My new 721 QZE came today and the rubber paddles are thumping against the metal part of the scraper bar. This new model has the plastic/metal scraper bar. The metal upper section of the scraper looks to be arched outwards towards the rubber paddles which is causing the paddles to leave wear marks on the scraper and make considerable noise. SBD is looking at the photos I sent and is going to send me parts ( likely just a new scraper). 

Kinda disappointed in Toro for changing the scraper to something that can bend / warp easier than solid plastic. I'll post photos once moderators approve me doing so because I'm new here.


----------



## Zavie (Sep 23, 2014)

Is your blower one of the newly redesigned 721's with the engine outside the housing?


----------



## rccrfan1 (Nov 15, 2019)

Yes :


----------



## Zavie (Sep 23, 2014)

Looks like Toro needs to issue a technical service bulletin on these new models.


----------



## rccrfan1 (Nov 15, 2019)

I managed to take off the scraper and indeed there was a slight arch to it which was making the paddles hit it. I straightened it out and its all fixed now and the scraper sits nice and flat on the ground now and no more rubber paddles hitting it.

Toro is sending me a new one for free anyway. I'll save it for future use... and they said they are on back order so maybe they caught this issue and are fixing things which is why they're out of stock?


----------



## 2.137269 (Nov 15, 2019)

seems toro has lot of back orders right now, try buying a set of cast iron skids for a powermax,


----------



## b7734 (Dec 30, 2019)

BEWARE the new TORO 721 scraper design models.

I have this exact problem... The metal scraper-bar that holds the plastic scraper header catches all expansion joints in the sidewalk.
The bending is occurring when hitting joints that have only about a 1/4" shift in height.

This occurred the first time I used the brand-new 721. The toro dealer just replaced the metal portion of the scraper.

And now I tried the blower for the first time since, and it is bent again after about 15 minutes. Once bent, the scraper catches and stops at EVERY expansion joint
due to the metal blade holder being bent downwards causing the scraper to "dig in" to every concrete expansion joint.

Now I have to take this back to the dealer again. I expect an argument despite there being no excessive joint height problems in my sidewalk or driveway.

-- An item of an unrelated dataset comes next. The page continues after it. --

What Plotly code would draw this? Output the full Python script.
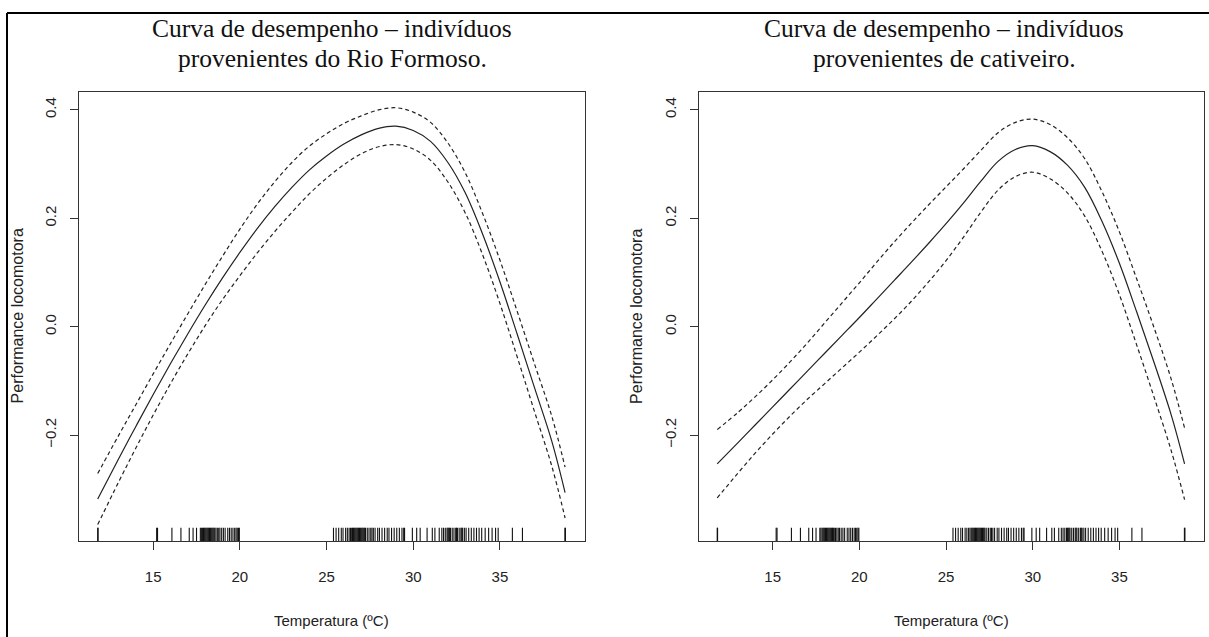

I'm glad I still have my older 621 snow blower. I had replaced its scraper and blades to sell it, but now it is clearly superior to the 721.

DO NOT BUY the new design 721 model.

At this point, I need to try to figure out how to get Toro to buy this horrible 721 back from me. This is clearly going to happen every time the unit gets used on
sidewalks that aren't perfectly smooth at the expansion joints.


----------



## itfox2003 (Jan 2, 2020)

Same problem here, we bought 6 of them. Easy fix, buy the all-plastic ones from the old machines, sold on Amazon they fit the new style (2019) model and no problems, and 5 minutes to change them out. Pretty bad to buy $3600 worth of snow blowers and then have to buy parts for them after the first storm.


----------



## femaljj (Jan 18, 2020)

*#133-5585P scraper bar fixed 821 hang-ups.*

I have a 821 QZE and it too got caught up on every sidewalk joint. I just replaced the scraper bar with the older all plastic bar(#133-5585P) and now it's perfect, no snags! Thanks itfox2003! I was getting pretty fed up..


----------